Nell was silent. She was wondering how anyone so clever could have fallen into such straits. No one had ever spoken to her like this—had ever hinted that the tree of knowledge held more evil fruit than good—that the pretty platitudes of faith in the higher wisdom were but meaningless things at best; lip utterances that had no root.

The troubled look deepened on her face; it had grown thinner and paler already in this close hospital, in these hot, airless days.

He, lying there and watching her, read her clear soul like an open page. He was skilled in reading men and women—skilled in drawing their portraits with the sharp penmanship of scorn. From youth upwards his soul had been vexed with problems that others had accepted or passed by. He had been unable to do either. The faculty of probing into depths, of sounding alike the shallows or the depths in human souls, had been with him a second nature. It was his manner of using this faculty that had made him unpopular, that had barred every avenue through which he had adventured in search of fame.

And yet, with the feeble pulse of returning health, the old feelings awoke, the old scorn began to throb and quiver in his veins. He found himself studying this weak, girlish creature, with a searching and yet compassionate understanding of her sex and its frailties. He had no belief that anything deeper than a whim of the moment had led her to take her present position. She had probably wearied of ballroom flirtations, or perhaps loved unworthily without return, or quarrelled with her home circle, or craved for notoriety or novelty in the sameness of girlish duties. One or other, or perchance a combination of all those reasons, had no doubt influenced her into accepting this place; and even her interest and sympathy for himself lost something of its sweetness when he remembered that to her he could only present the novelty of a first case.
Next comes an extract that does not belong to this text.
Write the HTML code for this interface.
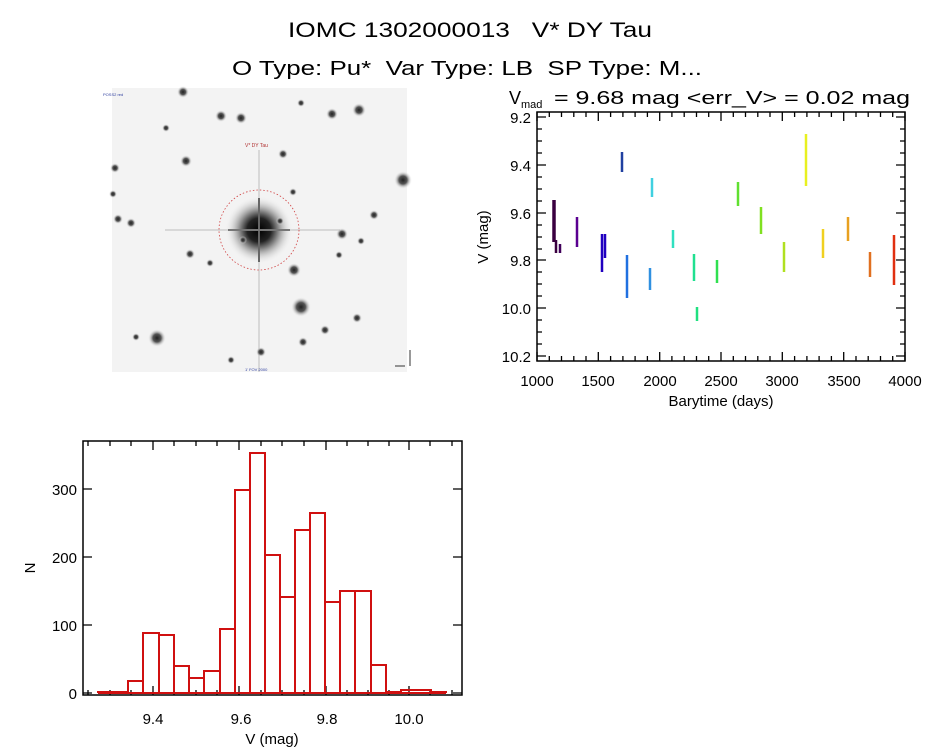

As she turned silently away, as she moved to and fro in the long, bare room, as he watched the sunbeams falling on her chestnut hair, and wavering ever and again about the slender grace of her dainty figure, he still tried to steel himself against such purely feminine attractiveness.

She was only one in a petticoated crowd; only one of the sex who called themselves 'suppressed' whenever insatiable vanity, or ambition preyed upon their jaded passions. He closed his eyes against the charm of her presence, even as he closed them against the golden light filtering through the closed blinds; the warm sunny afternoon light telling of the world without, of hurrying footsteps and busy crowds, of the race for life and all that makes it precious in the eyes of men.

He must go forth again into that crowd, join in the race, pursue the fleeting phantoms of ambition and success.

The sea of despair had cast him up from its black depths. His pulse beat feebly; but with returning life to the battle strain of necessity. Once more came the cry, 'Gird up thy loins, the day is at hand.'

And yet, like Hezekiah of old, he would fain have turned his face to the wall and wept.